Cessation of oral anticoagulation is an important risk factor for stroke and mortality in atrial fibrillation patients

Journal: Thrombosis and Haemostasis
ISSN: 0340-6245
Issue: 2017: Issue 7 2017 (pp. 1217-1454)
Pages: 1448-1454
Ahead of Print: 2017-03-23

Cessation of oral anticoagulation is an important risk factor for stroke and mortality in atrial fibrillation patients

Online Supplementary Material

J. M. Rivera-Caravaca (1), V. Roldán (2), M. A. Esteve-Pastor (1), M. Valdés (1), V. Vicente (2), G. Y. H. Lip (3, 4), F. Marín (1)

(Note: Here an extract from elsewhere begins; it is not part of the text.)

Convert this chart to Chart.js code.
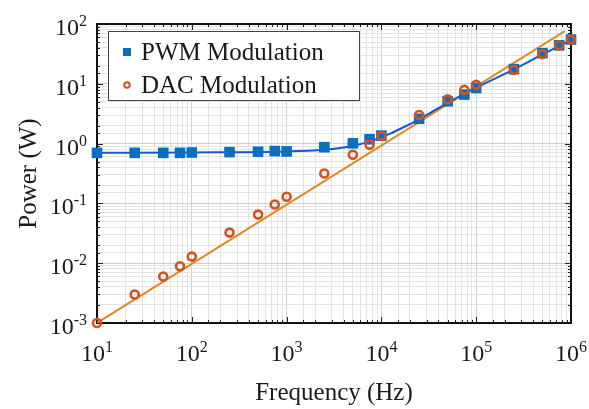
<!DOCTYPE html>
<html>
<head>
<meta charset="utf-8">
<script src="https://cdn.jsdelivr.net/npm/chart.js@4.4.1/dist/chart.umd.min.js"></script>
<style>
html, body { margin: 0; padding: 0; background: #fff; }
#wrap { width: 589px; height: 409px; }
</style>
</head>
<body>
<div id="wrap"><canvas id="chart" width="589" height="409"></canvas></div>
<script>
// measured points
const freqHz   = [10, 25, 50, 75, 100, 250, 500, 750, 1000, 2500, 5000, 7500, 10000, 25000, 50000, 75000, 100000, 250000, 500000, 750000, 1000000];
const pwmPower = [0.70, 0.70, 0.70, 0.70, 0.71, 0.72, 0.73, 0.75, 0.74, 0.87, 1.01, 1.18, 1.36, 2.6, 5.1, 6.6, 8.5, 17.6, 32.5, 44, 55];
const dacPower = [0.001, 0.003, 0.006, 0.0089, 0.0129, 0.0325, 0.065, 0.096, 0.129, 0.316, 0.65, 0.96, 1.34, 3.0, 5.5, 7.9, 9.6, 17, 31.4, 44, 55];

// fitted curves
const pwmFitFreq  = [10, 100, 1000, 2500, 4000, 6000, 8000, 12000, 18000, 25000, 50000, 100000, 250000, 500000, 1000000];
const pwmFitPower = [0.70, 0.71, 0.74, 0.79, 0.86, 0.98, 1.12, 1.44, 1.95, 2.55, 4.8, 8.6, 17.4, 31, 54];
const dacFitFreq  = [10, 860000];
const dacFitPower = [0.001, 76];

const xTickExp = [1, 2, 3, 4, 5, 6];
const yTickExp = [-3, -2, -1, 0, 1, 2];

const pwmColor = "#0b6fbf";
const dacColor = "#d4521c";
const pwmFitColor = "#1657d6";
const dacFitColor = "#e08a26";
const serif = '"Liberation Serif", "DejaVu Serif", serif';

const pts = (xs, ys) => xs.map((x, i) => ({ x: x, y: ys[i] }));
const isMajor = v => Math.abs(Math.log10(v) - Math.round(Math.log10(v))) < 1e-6;

function drawPow(ctx, exp, x, y, align) {
    ctx.font = "24px " + serif;
    const wb = ctx.measureText("10").width;
    ctx.font = "16px " + serif;
    const ws = ctx.measureText(String(exp)).width;
    const total = wb + ws;
    let left = align === "right" ? x - total : x - total / 2;
    ctx.textAlign = "left";
    ctx.textBaseline = "alphabetic";
    ctx.font = "24px " + serif;
    ctx.fillText("10", left, y);
    ctx.font = "16px " + serif;
    ctx.fillText(String(exp), left + wb, y - 9);
}

const decor = {
    id: "decor",
    beforeDatasetsDraw(chart) {
        const { ctx, chartArea: a, scales } = chart;
        ctx.save();
        // tick marks pointing in
        ctx.strokeStyle = "#222";
        ctx.lineWidth = 1;
        scales.x.ticks.forEach(t => {
            const px = Math.round(scales.x.getPixelForValue(t.value)) + 0.5;
            const len = isMajor(t.value) ? 6 : 3;
            ctx.beginPath();
            ctx.moveTo(px, a.bottom); ctx.lineTo(px, a.bottom - len);
            ctx.moveTo(px, a.top); ctx.lineTo(px, a.top + len);
            ctx.stroke();
        });
        scales.y.ticks.forEach(t => {
            const py = Math.round(scales.y.getPixelForValue(t.value)) + 0.5;
            const len = isMajor(t.value) ? 6 : 3;
            ctx.beginPath();
            ctx.moveTo(a.left, py); ctx.lineTo(a.left + len, py);
            ctx.moveTo(a.right, py); ctx.lineTo(a.right - len, py);
            ctx.stroke();
        });
        ctx.strokeStyle = "#111";
        ctx.lineWidth = 2;
        ctx.strokeRect(a.left, a.top, a.right - a.left, a.bottom - a.top);
        ctx.restore();
    },
    afterDraw(chart) {
        const { ctx, chartArea: a, scales } = chart;
        ctx.save();
        ctx.fillStyle = "#1a1a1a";
        xTickExp.forEach(e => drawPow(ctx, e, scales.x.getPixelForValue(Math.pow(10, e)), a.bottom + 38, "center"));
        yTickExp.forEach(e => drawPow(ctx, e, a.left - 10, scales.y.getPixelForValue(Math.pow(10, e)) + 11, "right"));

        // axis titles
        ctx.font = "25px " + serif;
        ctx.textAlign = "center";
        ctx.textBaseline = "alphabetic";
        ctx.fillText("Frequency (Hz)", (a.left + a.right) / 2, 400);
        ctx.save();
        ctx.translate(29, (a.top + a.bottom) / 2);
        ctx.rotate(-Math.PI / 2);
        ctx.textBaseline = "middle";
        ctx.fillText("Power (W)", 0, 0);
        ctx.restore();

        // legend box
        const lx = 108.5, ly = 31.5, lw = 251, lh = 69;
        ctx.fillStyle = "#fff";
        ctx.fillRect(lx, ly, lw, lh);
        ctx.strokeStyle = "#444";
        ctx.lineWidth = 1;
        ctx.strokeRect(lx, ly, lw, lh);
        ctx.fillStyle = pwmColor;
        ctx.fillRect(123, 48, 8, 8);
        ctx.strokeStyle = dacColor;
        ctx.lineWidth = 2;
        ctx.beginPath();
        ctx.arc(127, 85, 2.8, 0, Math.PI * 2);
        ctx.stroke();
        ctx.fillStyle = "#1a1a1a";
        ctx.font = "25px " + serif;
        ctx.textAlign = "left";
        ctx.textBaseline = "middle";
        ctx.fillText("PWM Modulation", 141, 53);
        ctx.fillText("DAC Modulation", 141, 86);
        ctx.restore();
    }
};

const gridColor = ctx => (ctx.tick && isMajor(ctx.tick.value)) ? "#cfcfcf" : "#e3e3e3";

new Chart(document.querySelector("#chart"), {
    type: "scatter",
    data: {
        datasets: [
            { label: "DAC Modulation", data: pts(freqHz, dacPower), order: 0, pointStyle: "circle", pointRadius: 4, pointBorderWidth: 2.6, borderColor: dacColor, backgroundColor: "rgba(0,0,0,0)", clip: false },
            { label: "PWM Modulation", data: pts(freqHz, pwmPower), order: 1, pointStyle: "rect", pointRadius: 7.5, borderWidth: 0, borderColor: pwmColor, backgroundColor: pwmColor, clip: false },
            { label: "PWM fit", data: pts(pwmFitFreq, pwmFitPower), order: 2, showLine: true, pointRadius: 0, borderColor: pwmFitColor, borderWidth: 2, cubicInterpolationMode: "monotone" },
            { label: "DAC fit", data: pts(dacFitFreq, dacFitPower), order: 3, showLine: true, pointRadius: 0, borderColor: dacFitColor, borderWidth: 2 }
        ]
    },
    options: {
        responsive: false,
        animation: false,
        layout: { padding: { left: 97, right: 18, top: 24, bottom: 86 } },
        plugins: { legend: { display: false }, tooltip: { enabled: false } },
        scales: {
            x: {
                type: "logarithmic", min: 10, max: 1000000,
                ticks: { display: false },
                grid: { color: gridColor, drawTicks: false },
                border: { display: false }
            },
            y: {
                type: "logarithmic", min: 0.001, max: 100,
                ticks: { display: false },
                grid: { color: gridColor, drawTicks: false },
                border: { display: false }
            }
        }
    },
    plugins: [decor]
});
</script>
</body>
</html>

(1) Department of Cardiology, Hospital Clínico Universitario Virgen de la Arrixaca, Instituto Murciano de Investigación Biosanitaria (IMIB-Arrixaca), Murcia, Spain; (2) Department of Hematology and Clinical Oncology, Hospital Universitario Morales Meseguer, University of Murcia, Instituto Murciano de Investigación Biosanitaria (IMIB-Arrixaca), Murcia, Spain; (3) University of Birmingham Institute of Cardiovascular Sciences, City Hospital, University of Birmingham, Birmingham, UK; (4) Aalborg Thrombosis Research Unit, Department of Clinical Medicine, Aalborg University, Aalborg, Denmark


Mortality, Atrial fibrillation, Stroke, anticoagulants, haemorrhage


Oral anticoagulation (OAC) is highly effective preventing stroke and mortality in AF, but withdrawal is common in the elderly, when high bleeding risk and when are difficulties achieving an optimal time in therapeutic range (TTR). We analysed the rate of OAC cessation, predisposing factors to cessation and the relation to clinical outcomes in a large ‘real world’ cohort of AF patients over a long follow-up period. Consecutive non-valvular AF outpatients clinically stables for six months were recruited. Rates of cardiovascular events, major bleeding and mortality were recorded and related to OAC cessation. We included 1361 patients (48.7 % male; aged 76, IQR 71–81), followed-up for a median of 6.5 years. During follow-up, 244 patients suffered thrombotic events, 250 suffered from major bleeding and 551 patients died. 10 % of patients stopped OAC. After OAC withdrawal, there were 36 thromboembolic events (22 strokes), 10 major bleedings and 75 deaths. OAC cessation was independently associated with adverse cardiovascular events (HR 1.45; 95 % CI 1.01–2.08), stroke/TIA (HR 1.85; 1.17–2.94) and all-cause mortality (HR 1.30; 1.02–1.67). Independent predictors of OAC cessation were age ≥80 (HR 2.29; 1.60–3.29), previous coronary artery disease (HR 0.32; 0.15–0.71), major bleeding (HR 5.00; 3.49–7.15), heart failure (HR 2.38; 1.26–4.47), cancer (HR 5.24; 3.25–8.44) and renal impairment developed during follow-up (HR 2.70; 1.26–5.75). In conclusion, in non-valvular AF patients, cessation of OAC was independently associated with the risk of stroke, adverse cardiovascular events and mortality. Bleeding events and some variables associated with higher bleeding risk are responsible for OAC cessation.